Despite Europe becoming focused on the outbreak of the French Revolution, the backward state of the Turkish military establishment meant that Selim III was obliged to make peace, surrendering the Crimea to Russia but regaining Belgrade from the Austrians at the conference table. During the respite he tried to institute the long hoped for reforms, such as in bureaucratic salaries to discourage corruption, extending education and hiring European instructors to train a new military corps in the latest tactics. However, Selim III was never able to concentrate fully on these efforts as conflict was almost constant. The French, under Napoleon Bonaparte, invaded Egypt, inflicting a number of humiliating defeats on the empire. To make matters worse, the oppression of Pasvan Oglu, Governor of Vidin, caused the Serbs to rise up in revolt under the leadership of “Black George” Petrovich. Massive Ottoman forces finally crushed the rebellion but the reinstatement of the former governor showed that the lesson had not been learned.

Adrianople also erupted in rebellion in 1804 and there was also growing trouble from a new religious movement founded by Abdul Wahhab which preached a more strict application of Islamic law, rejected all luxury, innovation, and the adoration of saints or even the Prophet Mohammed rather than God. This was the start of the Wahhabi movement many today are only too familiar with. Their rebellion began in Nejd and denounced the lavish lifestyle of the Sultans, what they perceived as a lack of faithfulness among the people and the introduction of European ideas into the empire. It is interesting to note that while atheist revolutionaries were making trouble in France and throughout Europe, in the Ottoman Empire it was religious fundamentalists who were doing the same but advocating a totally opposite direction. Many also opposed the reforms of the Selim III, having established themselves through the old way of doing business. In 1806 disputes over Wallachia, Moldavia and Bessarabia caused the Sultan to renew the war with Russia. Also, having patched things up with the French, the British and Russians began to worry about a renewed Franco-Turkish alliance and in 1807 the British sent a naval force to raid Constantinople, which the Turks managed to repel.

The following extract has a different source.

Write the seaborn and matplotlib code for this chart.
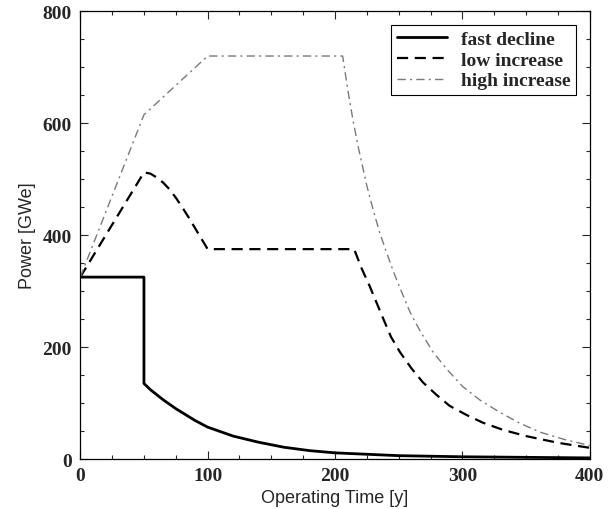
import matplotlib.pyplot as plt
import seaborn as sns
import numpy as np
import pandas as pd
from matplotlib.ticker import MultipleLocator

# values
fast_x = [0, 50, 50, 55, 60, 65, 70, 75, 80, 90, 100, 120, 140, 160, 180, 200, 250, 300, 350, 400]
fast_y = [325, 325, 135, 124, 115, 106, 98, 90, 83, 69, 57, 41, 30, 21, 15, 11, 6, 4, 3, 2]

low_x = [0, 50, 55, 60, 65, 70, 75, 80, 85, 90, 95, 100, 215, 221, 227, 238, 244, 251, 260,
         269, 280, 290, 303, 316, 332, 350, 375, 400]
low_y = [325, 512, 510, 503, 494, 482, 467, 450, 432, 413, 394, 375, 375, 340, 310, 250, 218,
         191, 162, 137, 114, 95, 79, 65, 52, 41, 29, 20]

high_x = [0, 50, 100, 206, 210, 214, 218, 225, 230, 235, 240, 246, 252, 259, 267, 277, 288,
          300, 314, 329, 345, 361, 380, 400]
high_y = [325, 615, 720, 720, 660, 607, 560, 488, 445, 405, 372, 334, 300, 262, 228, 191, 160,
          130, 105, 84, 64, 48, 35, 24]

labels = ["fast decline", "low increase", "high increase"]

sns.set_style("ticks")
plt.rcParams['font.family'] = ['Liberation Sans', 'DejaVu Sans']

fig = plt.figure(figsize=(6.08, 5.10), dpi=100)
ax = fig.add_axes([0.132, 0.098, 0.838, 0.878])

sns.lineplot(x=fast_x, y=fast_y, ax=ax, estimator=None, sort=False,
             color="black", lw=2.0, label=labels[0])
sns.lineplot(x=low_x, y=low_y, ax=ax, estimator=None, sort=False,
             color="black", lw=1.6, label=labels[1])
sns.lineplot(x=high_x, y=high_y, ax=ax, estimator=None, sort=False,
             color="#7a7a7a", lw=1.0, label=labels[2])
ax.lines[1].set_dashes([5, 3])
ax.lines[2].set_dashes([6, 3, 1.5, 3])

ax.set_xlim(0, 400)
ax.set_ylim(0, 800)
ax.xaxis.set_major_locator(MultipleLocator(100))
ax.xaxis.set_minor_locator(MultipleLocator(25))
ax.yaxis.set_major_locator(MultipleLocator(200))
ax.yaxis.set_minor_locator(MultipleLocator(50))
ax.tick_params(which="both", direction="in", top=True, right=True, width=0.8)
ax.tick_params(which="major", length=6, pad=6)
ax.tick_params(which="minor", length=3)
for lab in ax.get_xticklabels() + ax.get_yticklabels():
    lab.set_family("Liberation Serif")
    lab.set_fontweight("bold")
    lab.set_fontsize(14)
for sp in ax.spines.values():
    sp.set_color("black")
    sp.set_linewidth(0.9)

ax.set_xlabel("Operating Time [y]", fontsize=13, labelpad=3)
ax.set_ylabel("Power [GWe]", fontsize=13, labelpad=5)

leg = ax.legend(loc="upper right", fancybox=False, edgecolor="black",
                framealpha=1, handlelength=2.6, borderaxespad=0.7,
                prop={"family": "Liberation Serif", "weight": "bold", "size": 14},
                labelspacing=0.15, borderpad=0.3, handletextpad=0.7)
leg.get_frame().set_linewidth(0.8)

plt.savefig("out.png", dpi=100)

However, even while war with Russia was raging, as was far from uncommon sadly, there was a rebellion of the Janissaries, the household guard of the Sultan. For some time the Janissaries had lifted up sultans and torn them down as served their own interests and when Selim III began establishing his own corps of soldiers trained and led by Europeans who would be most loyal to him, the Janissaries saw this as a threat and rose up. Other elements opposed to the reform efforts of Selim III joined in and the rebellion soon spread. Despite his efforts to placate the Janissaries and back away from his previous modernization efforts, Selim III was deposed by the Janissaries and replaced with his nephew, Sultan Mustafa IV. Forces loyal to the deposed sultan tried to come to his aid but were too late as by the time they arrived Selim III had been murdered by the chief Black eunuch of the seraglio on July 28, 1808. Mustafa IV was deposed and later killed and Selim’s brother became sultan and worked to carry out his brother’s vision for the future.


  1. Sounds like the Ottoman Empire got its dream of being the next Rome. Just not as they imagined, it would seem.

  2. The word "Byzantine" does tend to come to mind. However, I've always found the reign of Selim III interesting because of his involvement in the Napoleonic Wars, the contrast between revolutions of "enlightenment" and atheism and those of fanatical religious belief and a rejection of innovation. I also thought it worth pointing out, since the Wahhabi sect is so troublesome today, to show their origins -making trouble for a Muslim emperor.

  3. As a Hungarian I would've fought on the side of our Habsburg Empire (Austrian Empire: only from 1804), but a Hungarian warrior can always respect a noble enemy; even after 150 years of Turkish rule.

    Too bad we couldn't hold on to Belgrade (Hungarian: Nándorfehérvár); it's one of my favourite cities.

  4. Yes, an interesting contrast, and how both have continued apace in their respective civilisations too.

    A very curious thought.

  5. The Wahhabis were bad but, on balance, their influence was fairly limited. It is the Westernisers who destroyed Turkey's empire and monarchy for they imagined that Turkey had something to learn from revolutionary countries like France. They mistook barbarism for a superior way of life.

    Mahmoud II, who succeeded Sultan Selim upon his death, is a case in point. He destroyed the Janissary establishment and then ended up granting independence to Greece. Need one say anything more?

    The Society of Union and Progress, was even more cackhanded. Its leaders overthrew the astute Sultan Abdulhamid II to set up a revolutionary government that espoused the principles of liberty, equality and fraternity.

    Thanks to their hard work, we have completely lost Africa and the Holy Land. What we have left of Europe is so small, it has been a joking matter for frog and kraut alike after Turkey applied to join the EU. That's not all, the entire oil belt of the Middle East is now outside our borders. And of course we are a republic. When one's country becomes a republic, one must adjust one's expectations accordingly.

  6. You're mixing the Wahhabis with the deobandis. Muhammad b. Abdul Wahhab preached that nothing was to be worshipped other than God (because in those days saint-worship was quite common), and after his death his successors went about tearing up shrines and whatnot. But it is the Deobandis, and only the very extreme factions of them whcih are relatively few, that claim nothing can be adored except God. In general there's a big line between respect/love and worship in Islam: you only worship God (this is by the way common to all Muslim sects, it's only that certain groups interpret adoration as worship) but you can respect and love anything from God's creations and servants, including Prophet Muhammad and any decent human

  7. By the way I completely agree with dos360's comments regarding Mahmoud II's so-called modernization.

  8. Sultan Selim III was a very good musician. He was a Mawlawî and he played ney. (Ney is an Iranian religional instrument.)

    His composition:

    Bir Nev Civâne Dil Müpteladır (I've Been Addicted to a Young Girl) -

    Ey Gonca-i Nazîk (O My Gentle Bud!) -

    Suzîdilara Peşrev (Overture) -

    Turkish Classical Music has a lot of maqam. Maqam is special feature in Turkish/Ottoman Classical Music. There are more than 300 maqam. Every maqam is different. For example; "Kurdilihijazkar" maqam is fun, rhythmic and fast but "Huzzam" maqam is heavy, slow, quiet, and sad. Because cheerful songs are Kurdilihijazkâr but sad songs are Huzzam.